Under the framework, DBS will report the aggregated data of individual transactions tagged under each of the three labels, and the associated details, such as the greenhouse gas emissions avoided and loan amount.

CICERO Green urged DBS to consider reporting on a project-by-project basis rather than on an aggregate level for extra transparency, as some projects may have potentially large climate impacts due to “the broad and sometimes vague selection criteria”.

More work to be done

Beyond introducing sustainable finance frameworks, Wright said that regional finance groups like DBS needed to make science-based commitments to decarbonise “in order to prevent the most catastrophic impacts of climate change.” One way to do this would be banks to sign up to the UN’s Principles of Responsible Banking, she said.

The UN PRI, a set of voluntary pledges to take environmental, social and corporate governance issues into account when investing, has scarce Asean signatories.

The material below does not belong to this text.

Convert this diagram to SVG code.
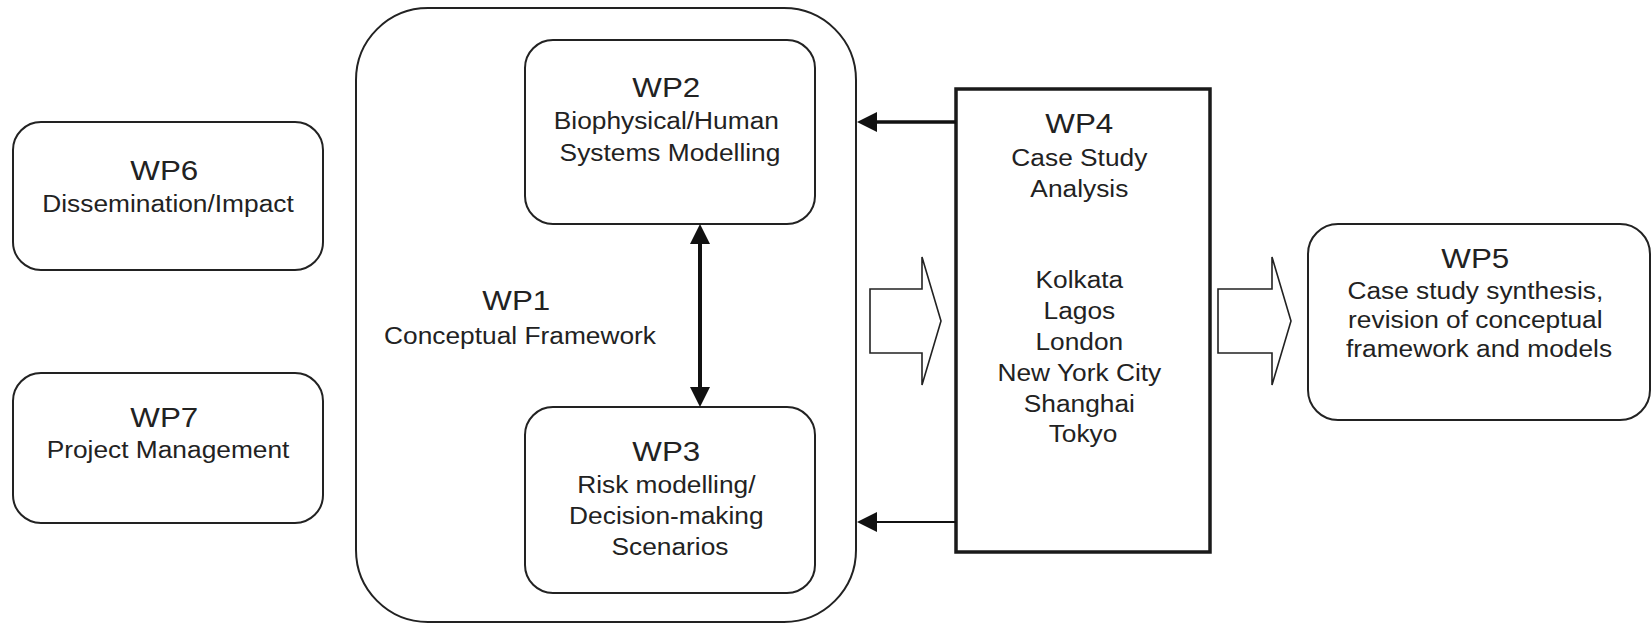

Among banks in Singapore—the world’s fifth largest finance hub—only United Overseas Bank Limited (UOB)’s investment arm has signed up to the UN PRI. Last year, DBS adopted the Equator Principles, a framework for responsible financing in infrastructure. 

Banks around the globe have been moving away from coal, the world’s dirtiest fossil fuel. DBS announced that it would stop financing new coal power plants in 2019 after honouring existing commitments.

When asked if DBS still funds new coal power plants, Chung answered, “Our commitment is not to finance any new thermal coal power plants anywhere in the world, regardless of technology. We announced that commitment last year, and also acknowledge that we have existing mandates that we’re going to fulfill.”

“We believe that the existing mandates are still compliant with the trajectory to achieve the climate pledges of the countries concerned. We know that developing markets need more time to make the transition compared to developed markets,” she said.

But as part of its existing projects, DBS continues to fund the 2,000-megawatt Jawa 9 and 10 coal power plant in Indonesia, which has drawn criticism from environmental activists and health experts alike.